Publication: Business Day Issued: Date: 2006-03-03 Reporter: Ernest Mabuza Reporter:

‘De Kock’ Judge To Hear Zuma Rape Trial

 

Publication 

Business Day

Date 2006-03-03

Reporter

Ernest Mabuza

Web Link

www.businessday.co.za

 

Pretoria High Court Judge Willem van der Merwe, the fourth most senior judge in the Transvaal Provincial Division, has been tasked with handling the rape case of former deputy president Jacob Zuma, a move that has been welcomed by the defence team.

The announcement yesterday by Transvaal Judge-President Bernard Ngoepe confirms the stance he took last month, when he recused himself from the trial, that the most senior available judge would handle the high-profile case.

“There are very clear criteria, namely the most available senior judge,” Ngoepe said at the time. “We don’t use colour, gender or the size of people’s feet or noses. We use seniority.”

Zuma’s attorney, Michael Hulley, said yesterday that the defence team respected the judiciary and had confidence in Van der Merwe’s integrity.

Hulley said the defence team’s preparations were in order and it was ready to proceed with the case when it resumes on Monday.

Zuma was charged last year with raping a 31-year-old family friend at his Johannesburg home in November. Zuma has denied the charge.

When Ngoepe recused himself at the start of the trial last month, he said the next senior judge, Deputy Judge-President Phineas Mojapelo, had excluded himself for personal reasons.

He also said the third in line in terms of seniority, Transvaal Deputy Judge-President Jeremiah Shongwe, would preside over the trial, but this was before revelations that Zuma had a child with Shongwe’s sister.

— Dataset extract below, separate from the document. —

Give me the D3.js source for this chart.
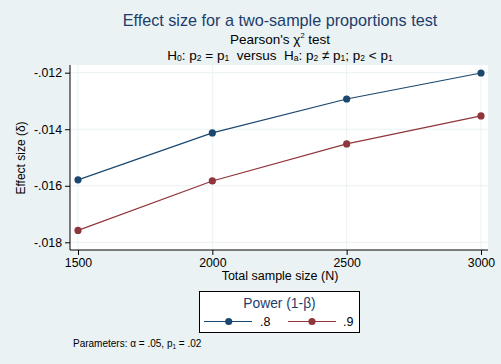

Wits law professor David Unterhalter welcomed Ngoepe’s decision. “It seems to me that the appointment is a very sensible appointment. He is precisely the kind of judge needed for such a case because of his experience in the bench,” Unterhalter said.

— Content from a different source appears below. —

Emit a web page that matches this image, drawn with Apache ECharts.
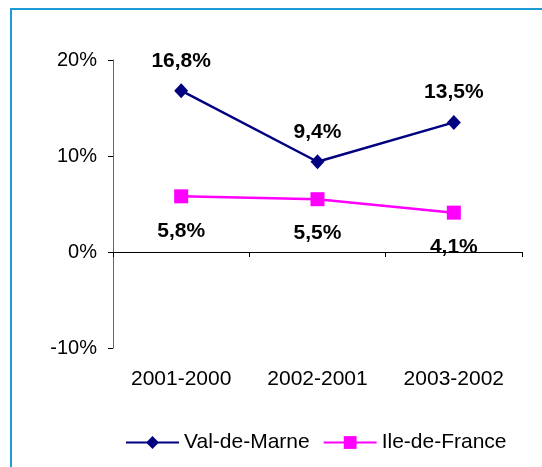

Van der Merwe presided over one of SA’s most prominent trials in the 1990s, involving former police colonel and apartheid assassin Eugene de Kock.

He sentenced De Kock to two life terms after a trial that lasted more than 18 months.

The judge was also in the news in 2000 when he sentenced four white Gauteng policemen, who had been captured on camera setting dogs on three black Mozambican citizens.

In 2003 Van der Merwe was again in the news when he gave an eight-year sentence to a man who shot dead a police officer.

He defended the light sentence by saying the murderer, Monhla Malema, had throughout the trial co-operated with police and had shown deep remorse.

With acknowledgement to the Business Day and Ernest Mabuza.